No End In Sight
Continuing the conversation…. Is there any end in sight for this crazy market? (To catch up go to our blog here) This has been the longest running, highest flying, craziest-making “up” market any of us have ever seen. For nine years, a historic low level of supply has held sway over the market and leveraged a remarkable rise in intensity, competition and of course, prices.
Along the way, records have been broken and most standards of normal have fallen by the wayside. In fact, the entire process of preparing, pricing, marketing and negotiating homes for sale has been forced to morph in the face of multiple-offers, overbids, a wild influx of cash, disappearing contingencies and the ever-expanding appetite of Sellers.
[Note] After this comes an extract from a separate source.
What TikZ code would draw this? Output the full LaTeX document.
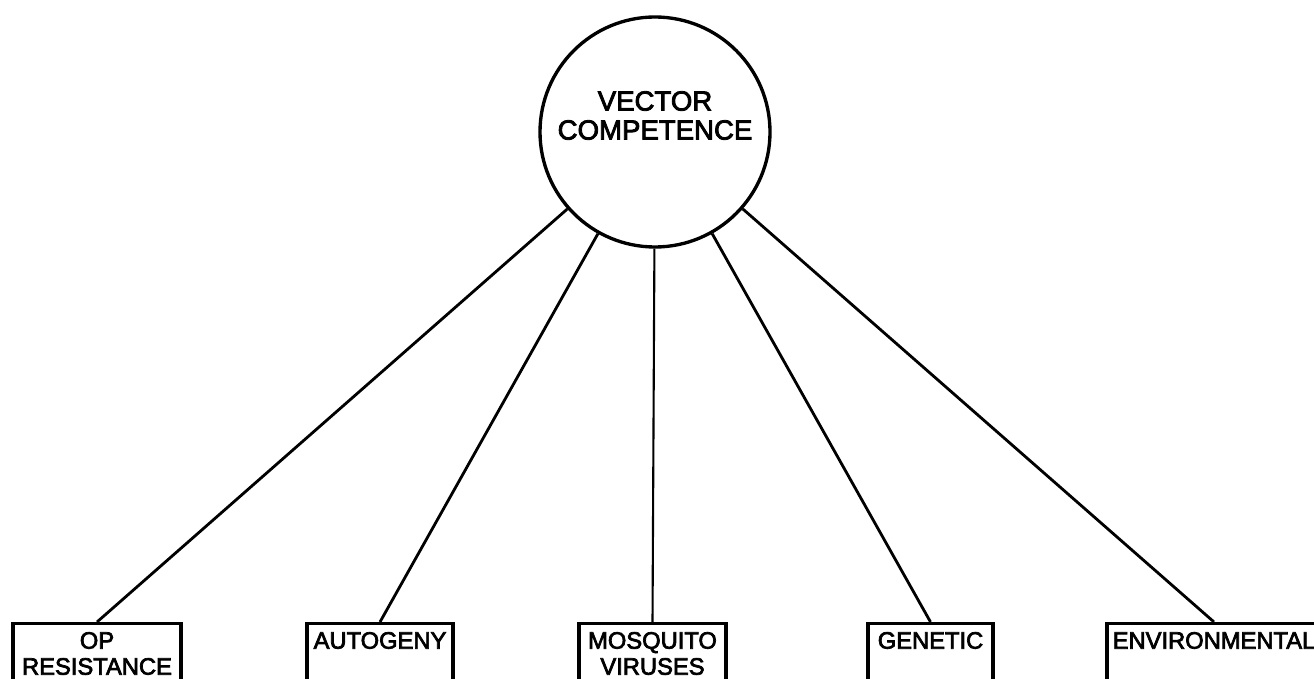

That’s what happens when low supply meets high demand and the relationship continues out of whack for too long. The status quo can’t change until there’s a significant increase in the number of homes coming on the market or a significant decrease in the number of people wanting to buy. Or both. Is there anything on the horizon to suggest either are likely to happen any time soon? Here’s what’s fueling demand:
Jobs. Technology has fared well during the pandemic. There are still plenty of high paying jobs over the hill in Silicon Valley and life on the Coast looks mighty good.
Venture Capital. Forget Austin. The lion’s share of VC money is still being invested in our region.
Virtual Work. For the foreseeable future, more tech workers will be able to skip the commute. Maybe forever.
Stock Indexes. Despite flux over the new variant, they’re still near record highs, beefing up buyer confidence and adding to downpayments.
Interest Rates. Still in the realm of record lows. Who doesn’t want to lock in for the long haul under 3.5%?
Affordability. Yes, homes have grown increasingly unaffordable but for the segment that can still afford to buy, debt ratios have actually decreased.
Santa Cruz vs Neighboring Counties.. As high as our prices are, Santa Cruz still looks like a bargain to buyers coming from Silicon Valley.
Second Homes. Their desirability only went up during and after shelter-in-place.
Existential Considerations. The profound experience of COVID has inspired more people to reevaluate the future and pursue new goals – many of which involve moving to places like Santa Cruz.